No, you don't. So, what do you do? You have to come across as a person. You say they didn't have enough work. They, the firm, were having problems or something that related to my practice area. Whatever it is, you have to bring it up and, or worse, just say something along the lines of, it may not have been a good fit or whatever you try to bring it up. One thing I would say, too, that's interesting is when attorneys are looking for jobs in other parts of the country, instead of where they're at, maybe they're moving to where they grew up. Law firms like that tend to give more interviews and make more hires for many reasons.
But one is because they don't have that kind of suspicion in the background. So, I just recommend that if this happens to you, just keep applying to firms. Most of the time, if someone needs you. They're not going to ask a lot of questions. If you're trying to get a job at a peer firm, it will be more complicated than getting a job at a lower-ranked firm in terms of prestige levels, but you just need to be very careful in what you say.

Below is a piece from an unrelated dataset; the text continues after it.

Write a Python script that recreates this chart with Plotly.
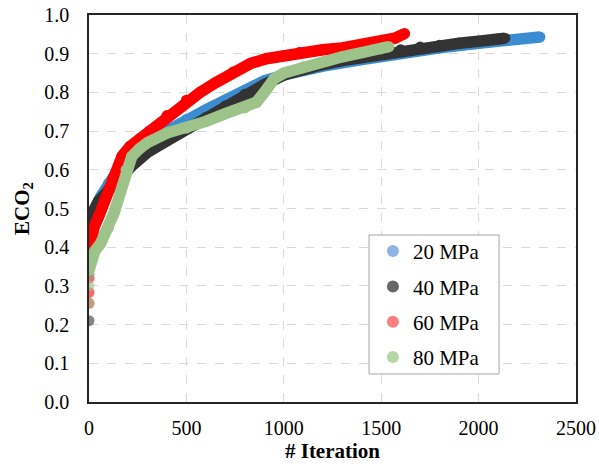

You want to avoid explaining the situation. You want to give the impression that the work wasn't there, that they didn't have work for junior associates or mid-levels. That's something that, and there are many explanations you can give for not having a job there anymore, but they need to be accurate. And, but that's about it. Or maybe you want to practice something other than a specific type of law and do something new. I don't know, but you must be careful about that question. And I hope that's a good answer. But you have to think on your feet as any attorney would do and represent yourself back to Biden.